[Source code of charts]
__________________________________________________

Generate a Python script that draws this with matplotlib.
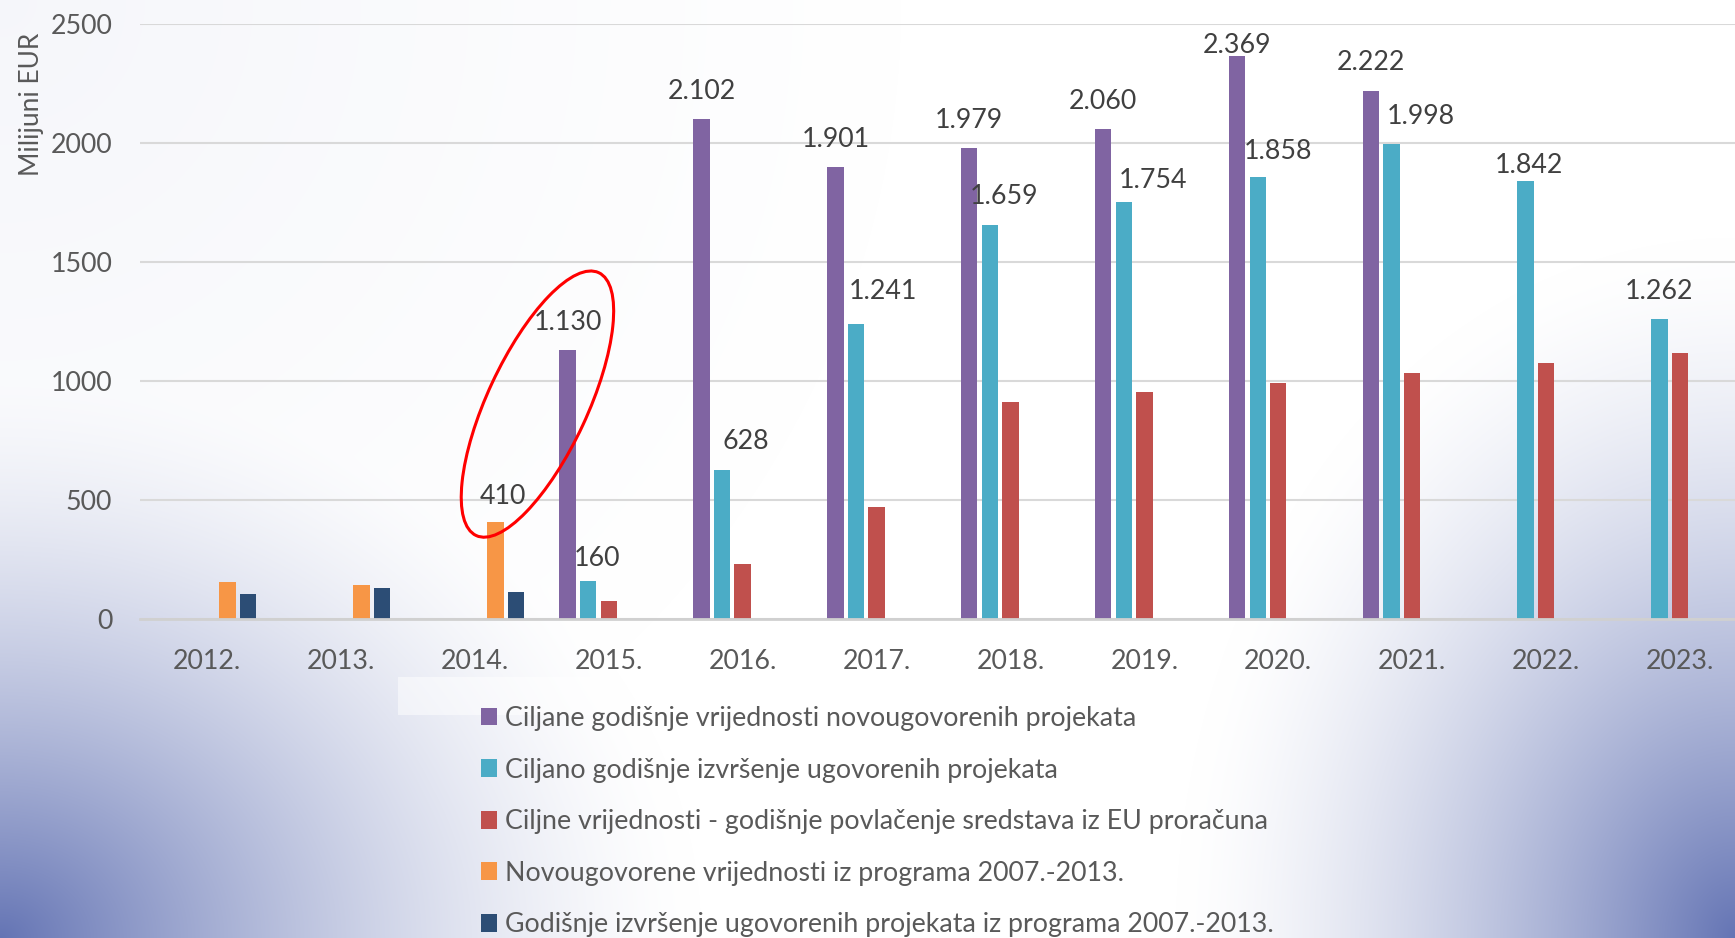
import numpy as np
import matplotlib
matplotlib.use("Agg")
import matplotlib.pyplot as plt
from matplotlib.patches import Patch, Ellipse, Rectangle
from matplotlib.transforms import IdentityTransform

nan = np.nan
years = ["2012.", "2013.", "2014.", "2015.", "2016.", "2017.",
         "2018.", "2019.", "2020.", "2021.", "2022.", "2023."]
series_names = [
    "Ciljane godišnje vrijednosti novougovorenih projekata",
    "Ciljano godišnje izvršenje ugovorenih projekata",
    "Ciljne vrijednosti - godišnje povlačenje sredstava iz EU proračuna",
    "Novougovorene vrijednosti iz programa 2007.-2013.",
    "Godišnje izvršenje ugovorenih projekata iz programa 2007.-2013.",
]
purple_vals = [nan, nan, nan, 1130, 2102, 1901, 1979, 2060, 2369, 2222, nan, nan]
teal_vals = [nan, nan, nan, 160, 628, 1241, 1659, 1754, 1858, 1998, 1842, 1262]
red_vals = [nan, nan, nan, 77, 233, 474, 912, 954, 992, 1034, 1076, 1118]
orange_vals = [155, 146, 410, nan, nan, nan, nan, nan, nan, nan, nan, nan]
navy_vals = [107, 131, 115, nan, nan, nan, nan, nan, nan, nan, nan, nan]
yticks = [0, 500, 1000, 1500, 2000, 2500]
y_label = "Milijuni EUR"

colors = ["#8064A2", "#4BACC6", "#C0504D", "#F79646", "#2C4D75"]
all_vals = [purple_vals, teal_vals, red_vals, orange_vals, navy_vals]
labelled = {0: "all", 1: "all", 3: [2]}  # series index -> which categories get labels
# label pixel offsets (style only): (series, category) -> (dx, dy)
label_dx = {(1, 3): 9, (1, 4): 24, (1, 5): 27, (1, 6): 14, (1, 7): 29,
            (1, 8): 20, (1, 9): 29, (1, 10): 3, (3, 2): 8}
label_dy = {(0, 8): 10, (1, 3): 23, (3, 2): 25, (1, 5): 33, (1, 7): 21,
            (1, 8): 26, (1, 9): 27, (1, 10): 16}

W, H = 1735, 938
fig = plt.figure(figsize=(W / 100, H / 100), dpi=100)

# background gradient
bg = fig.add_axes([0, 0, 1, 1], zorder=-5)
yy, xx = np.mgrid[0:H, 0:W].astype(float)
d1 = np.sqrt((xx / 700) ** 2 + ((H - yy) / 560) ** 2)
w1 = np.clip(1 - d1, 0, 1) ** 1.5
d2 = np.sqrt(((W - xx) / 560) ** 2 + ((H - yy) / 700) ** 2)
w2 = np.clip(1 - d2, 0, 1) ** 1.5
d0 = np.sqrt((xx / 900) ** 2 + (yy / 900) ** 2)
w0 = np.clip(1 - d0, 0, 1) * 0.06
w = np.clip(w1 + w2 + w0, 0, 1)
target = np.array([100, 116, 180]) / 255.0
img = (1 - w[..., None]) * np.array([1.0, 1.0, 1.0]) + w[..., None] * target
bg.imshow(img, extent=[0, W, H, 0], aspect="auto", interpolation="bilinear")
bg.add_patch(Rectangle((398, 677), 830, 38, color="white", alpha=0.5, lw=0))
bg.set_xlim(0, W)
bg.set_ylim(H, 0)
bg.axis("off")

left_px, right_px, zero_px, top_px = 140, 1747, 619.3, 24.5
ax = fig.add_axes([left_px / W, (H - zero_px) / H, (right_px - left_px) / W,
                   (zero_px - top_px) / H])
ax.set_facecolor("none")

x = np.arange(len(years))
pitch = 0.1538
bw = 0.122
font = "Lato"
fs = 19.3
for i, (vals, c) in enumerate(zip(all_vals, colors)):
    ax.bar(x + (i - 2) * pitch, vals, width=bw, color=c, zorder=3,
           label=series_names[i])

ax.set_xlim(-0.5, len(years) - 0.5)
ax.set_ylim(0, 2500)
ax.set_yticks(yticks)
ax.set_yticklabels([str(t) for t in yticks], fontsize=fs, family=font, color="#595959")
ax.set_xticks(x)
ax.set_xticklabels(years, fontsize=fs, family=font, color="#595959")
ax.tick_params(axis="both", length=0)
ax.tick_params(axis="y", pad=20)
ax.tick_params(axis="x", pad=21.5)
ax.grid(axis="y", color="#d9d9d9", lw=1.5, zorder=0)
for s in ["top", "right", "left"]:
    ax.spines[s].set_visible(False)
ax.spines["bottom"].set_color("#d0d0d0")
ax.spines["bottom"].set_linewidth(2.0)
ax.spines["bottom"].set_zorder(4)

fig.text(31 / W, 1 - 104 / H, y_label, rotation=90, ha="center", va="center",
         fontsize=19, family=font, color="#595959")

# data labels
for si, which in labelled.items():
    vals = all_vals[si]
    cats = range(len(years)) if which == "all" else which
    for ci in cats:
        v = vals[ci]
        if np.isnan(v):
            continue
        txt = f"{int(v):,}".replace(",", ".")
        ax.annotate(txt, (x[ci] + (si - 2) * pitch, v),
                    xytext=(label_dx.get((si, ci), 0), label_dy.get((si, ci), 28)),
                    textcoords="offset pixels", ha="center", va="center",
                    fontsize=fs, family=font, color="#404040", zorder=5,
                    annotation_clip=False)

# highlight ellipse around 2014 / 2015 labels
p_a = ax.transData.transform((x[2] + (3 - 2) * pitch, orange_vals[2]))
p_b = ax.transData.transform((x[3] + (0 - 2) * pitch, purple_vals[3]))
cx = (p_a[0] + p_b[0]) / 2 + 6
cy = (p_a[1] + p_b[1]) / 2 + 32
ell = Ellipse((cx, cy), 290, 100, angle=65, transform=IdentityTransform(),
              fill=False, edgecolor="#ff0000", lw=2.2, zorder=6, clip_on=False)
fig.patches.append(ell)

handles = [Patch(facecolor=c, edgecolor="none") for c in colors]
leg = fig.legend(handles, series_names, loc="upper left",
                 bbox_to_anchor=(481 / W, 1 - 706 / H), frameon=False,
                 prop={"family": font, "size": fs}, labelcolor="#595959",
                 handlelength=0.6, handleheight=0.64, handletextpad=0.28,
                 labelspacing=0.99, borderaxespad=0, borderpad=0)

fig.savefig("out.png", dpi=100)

__________________________________________________

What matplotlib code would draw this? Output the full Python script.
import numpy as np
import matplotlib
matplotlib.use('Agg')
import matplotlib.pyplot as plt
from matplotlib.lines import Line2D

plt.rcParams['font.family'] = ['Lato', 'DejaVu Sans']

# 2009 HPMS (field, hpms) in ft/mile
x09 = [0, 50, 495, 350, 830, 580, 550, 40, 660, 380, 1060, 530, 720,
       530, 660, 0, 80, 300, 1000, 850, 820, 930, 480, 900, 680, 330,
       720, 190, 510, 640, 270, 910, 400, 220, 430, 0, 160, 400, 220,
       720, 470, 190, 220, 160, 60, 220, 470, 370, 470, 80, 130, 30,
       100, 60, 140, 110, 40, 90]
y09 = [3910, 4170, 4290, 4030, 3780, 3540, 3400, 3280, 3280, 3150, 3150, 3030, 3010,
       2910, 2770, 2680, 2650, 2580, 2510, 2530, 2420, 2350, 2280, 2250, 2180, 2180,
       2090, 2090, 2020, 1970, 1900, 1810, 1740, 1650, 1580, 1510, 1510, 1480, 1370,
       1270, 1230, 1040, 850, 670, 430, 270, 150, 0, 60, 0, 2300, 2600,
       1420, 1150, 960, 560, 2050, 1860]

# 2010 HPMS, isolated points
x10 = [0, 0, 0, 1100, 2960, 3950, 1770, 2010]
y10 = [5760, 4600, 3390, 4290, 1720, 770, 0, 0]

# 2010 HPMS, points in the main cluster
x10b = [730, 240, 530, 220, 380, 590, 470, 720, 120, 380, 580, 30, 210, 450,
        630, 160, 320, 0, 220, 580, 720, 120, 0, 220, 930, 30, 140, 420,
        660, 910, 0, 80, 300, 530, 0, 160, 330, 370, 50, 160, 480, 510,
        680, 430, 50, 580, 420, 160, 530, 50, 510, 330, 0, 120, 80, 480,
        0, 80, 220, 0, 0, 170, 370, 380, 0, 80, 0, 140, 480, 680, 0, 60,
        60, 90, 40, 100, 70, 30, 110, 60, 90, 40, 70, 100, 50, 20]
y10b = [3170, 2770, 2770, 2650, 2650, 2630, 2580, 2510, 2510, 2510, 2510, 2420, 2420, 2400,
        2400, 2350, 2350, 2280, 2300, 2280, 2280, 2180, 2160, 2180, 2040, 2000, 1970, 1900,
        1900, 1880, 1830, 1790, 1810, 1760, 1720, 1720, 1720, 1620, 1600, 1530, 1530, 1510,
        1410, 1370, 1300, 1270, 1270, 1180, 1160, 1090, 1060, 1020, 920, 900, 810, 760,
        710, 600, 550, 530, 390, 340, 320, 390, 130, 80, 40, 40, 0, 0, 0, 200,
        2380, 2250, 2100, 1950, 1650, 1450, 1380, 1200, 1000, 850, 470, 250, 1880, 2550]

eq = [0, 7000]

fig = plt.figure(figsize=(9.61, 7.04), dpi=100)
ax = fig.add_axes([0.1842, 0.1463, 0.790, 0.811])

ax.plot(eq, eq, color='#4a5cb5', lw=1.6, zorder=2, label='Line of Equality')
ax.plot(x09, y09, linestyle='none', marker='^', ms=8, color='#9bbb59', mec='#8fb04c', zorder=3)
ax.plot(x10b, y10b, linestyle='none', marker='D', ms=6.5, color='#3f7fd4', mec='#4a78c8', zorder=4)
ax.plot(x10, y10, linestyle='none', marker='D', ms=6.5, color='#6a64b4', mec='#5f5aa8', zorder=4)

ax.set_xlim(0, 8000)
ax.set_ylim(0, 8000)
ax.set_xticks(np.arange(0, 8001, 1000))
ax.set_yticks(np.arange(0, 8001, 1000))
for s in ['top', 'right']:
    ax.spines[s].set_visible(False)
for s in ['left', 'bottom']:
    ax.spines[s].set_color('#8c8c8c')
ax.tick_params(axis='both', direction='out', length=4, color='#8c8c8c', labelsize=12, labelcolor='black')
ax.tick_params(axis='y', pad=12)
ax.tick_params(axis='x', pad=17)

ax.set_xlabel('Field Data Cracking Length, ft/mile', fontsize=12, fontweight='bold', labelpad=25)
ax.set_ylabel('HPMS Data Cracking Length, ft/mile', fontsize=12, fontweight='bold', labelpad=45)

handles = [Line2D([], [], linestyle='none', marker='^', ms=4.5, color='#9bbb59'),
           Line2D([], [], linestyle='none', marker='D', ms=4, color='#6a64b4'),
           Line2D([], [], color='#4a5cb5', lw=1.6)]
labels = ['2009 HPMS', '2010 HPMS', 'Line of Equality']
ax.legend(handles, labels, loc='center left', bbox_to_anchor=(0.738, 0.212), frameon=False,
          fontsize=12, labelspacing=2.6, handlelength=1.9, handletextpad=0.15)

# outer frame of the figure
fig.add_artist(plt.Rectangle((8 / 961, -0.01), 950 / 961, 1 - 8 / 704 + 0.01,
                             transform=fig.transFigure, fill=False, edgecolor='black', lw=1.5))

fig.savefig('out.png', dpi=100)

__________________________________________________

* **The exercise**: Copy only the lines above from the one containing "Generate a Python" through the one containing "from matplotlib.transforms import", both included. Leave out the pictures.

* **Expected answer**:
Generate a Python script that draws this with matplotlib.
import numpy as np
import matplotlib
matplotlib.use("Agg")
import matplotlib.pyplot as plt
from matplotlib.patches import Patch, Ellipse, Rectangle
from matplotlib.transforms import IdentityTransform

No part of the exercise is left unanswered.